Sunday, August 25, 2013

Review of John Grenier, The First Way of War: American War Making on the Frontier, 1607-1814 (Cambridge University Press, 2005)

A colleague recommended this book, which he uses as his first text in a course on American military history.  The book was fascinating and disturbing, always a good thought-provoking combination.  The American War of War is a phrase coined by the late historian Russell F. Weigley to describe how the United States Army developed a tradition in which they fought wars of total victory and sought to decisively defeat enemy forces rather than fight wars of attrition.  While Weigley’s thesis has merit, explaining American thinking about regular wars, he ignored irregular wars, or what was called petite guerre or little wars.  In his book, Grenier argues that a tradition of irregular warfare characterized the first two centuries of American history and the Weigley completely ignored this earlier form of war.  This lack of consideration is not surprising, since professional soldiers have often abhorred irregular warfare, which is messy by nature, morally ambiguous, and often more savage than regular warfare.

Grenier’s description of early American warmaking was everything that “professional soldiers supposably abhorred: razing and destroying enemy villages and fields; killing enemy women and children; raiding settlement for captives; intimidating and brutalizing enemy noncombatants; and assassinating enemy leaders.” (5)  These earlier wars were not fought by professional soldiers, but by citizen soldiers, the militia.  This first way of war was an effective way to either eliminate or subjugate the Indians who originally controlled the land that settlers desired.  Early Americans also developed the practice of turning backwoodsmen into rangers in order to fight irregular wars, so that they could compete on equal terms with the Indians.  The early Americans also adopted the practice of scalping.

I was shocked to learn that colonial legislatures would offer cash bounties for scalps during times of war.  While the practice of scalping may have been learned from the Indians, the Americans put the practice to different uses.  For the Indians, a scalp was a trophy showing the counting of coup, a mark of honor showing a warrior’s skills.  While Indians sometimes fought wars of elimination, they usually fought such extreme wars with a goal of absorbing their enemies into their own tribe or nation.  The colonists, driven by fear that the Indians may attack at any time, wanted the greater sense of security that came from totally eliminating the Indians as a threat.  The legislatures paid enough money for scalps that it made sense for non-militia men to freelance and kill Indians for their scalps.  This was a form of privateering on land, instead of at sea.  Even more shocking was that sometimes the scalping bounties were paid out for any scalp, whether man, woman, or child; at least once, the scalp bounties were even paid out based on age and gender, with men’s scalps worth more than a woman’s or child’s.  My skeptical frame of mind wondered how you would tell the difference between the scalps of a man or woman, other than by hair decorations.  During times of war with the French, bounties were also offered for French scalps, and the French offered the same type of bounties to their Indian allies for British or American scalps.

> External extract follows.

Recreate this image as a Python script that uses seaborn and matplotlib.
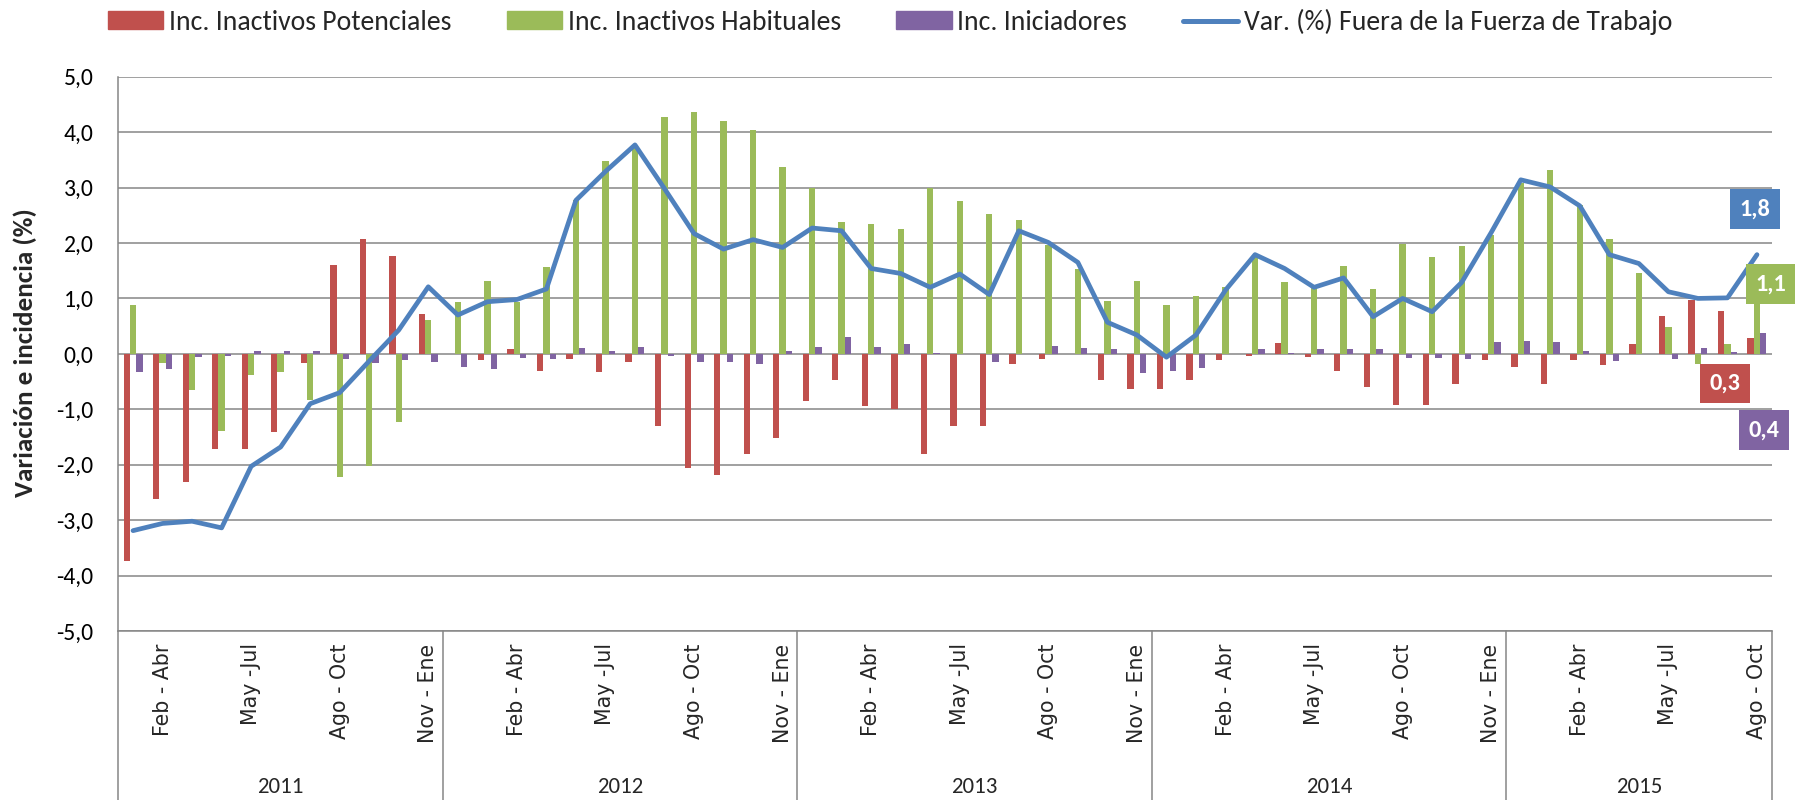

Grenier does not use the word genocide, which would have been appropriate at times, but that word has been so overused for so many different ideological agendas, that its use is problematic.  He uses the older term, extirpation, which was used at the time by the colonists.  The word implies the goal of eliminating the ability of the Indians to live near the colonists by not only killing them, but also by burning their homes and destroying their crops.  If the Indians fled for safety by moving further west, that was just as satisfactory as having killed them.  When Indian-settler wars broke out, Indian warriors bands and groups of white rangers roamed the frontier, attacking individuals, homesteads, or small groups.  This type of warfare induced terror among civilians and the frontier rapidly became a no-man’s land as white settlers and Indians both fled to find safety.

While Grenier’s book only covers up to 1814, after which the regular army came to dominate the military narrative of the United States, he briefly speculates that the first war of war occasionally returned during the later wars against Indians in the American west, the Civil War, the strategic bombing campaigns during World War II, and during the Vietnam War.  In each of these wars, noncombatants became legitimate targets, which we now call “collateral damage.”